There was a tax law which allowed anyone to deduct losses and depreciation on rental property, i.e. a tax shelter. That led to everyone and their brother buying up rental property for a tax shelter, putting together limited partnerships and having passive losses.

Then, due to inflation, interest rates went through the roof and S&Ls were sitting on loans with low interest rates, so their value on the secondary markets plummeted.

They also couldn't do money markets, which caused depositors to move their money out to places for higher returns.

So, you've got this massive real estate boom going on because folks want that tax shelter and on top of it, they are buying up anything, because it's not the actual real estate value they are looking at, it's the tax shelter. So, you've got this market for residential, commercial real estate with interest rates going up to 19%!

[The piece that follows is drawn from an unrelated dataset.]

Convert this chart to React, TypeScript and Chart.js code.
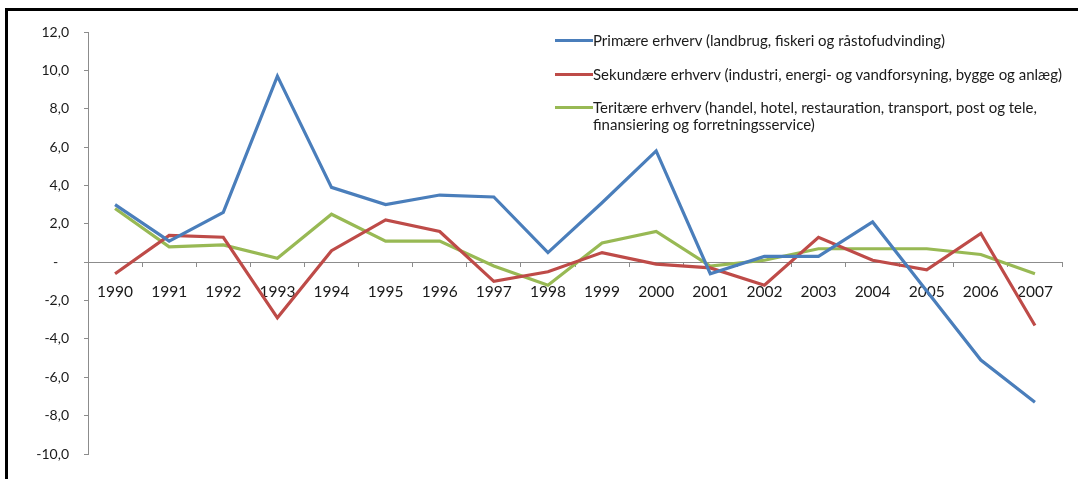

Then, even worse, in 1986, Congress abruptly changed this tax shelter, catching tons of high income middle class people in the pants with rental property they really couldn't afford and massive taxes owed. They didn't do a graduated enough or assuredly not a high enough AGI considering gross income required, this was a blunt change, too blunt.

So, with that change, well, real estate was heavily overbuilt and add to that the interest rates were absurdly high and didn't make much sense unless one was getting a tax shelter out of it.

Oops, big crash in Real Estate. Guess who is left holding the bag on foreclosed properties? S&Ls.

tax code revision, 1986

How badly did it catch your typical high income middle class individual? Bad! New York Times piece breaking down how an individual couldn't write off passive losses and because their income was limited, well, they plain got stuck.

So, one can point a finger at the Reagan administration and at Congress for suddenly changing the tax code and assuredly the ones they did not watch out for where those higher income middle class professionals hunting for tax shelters they could afford. They were the ones never bailed out.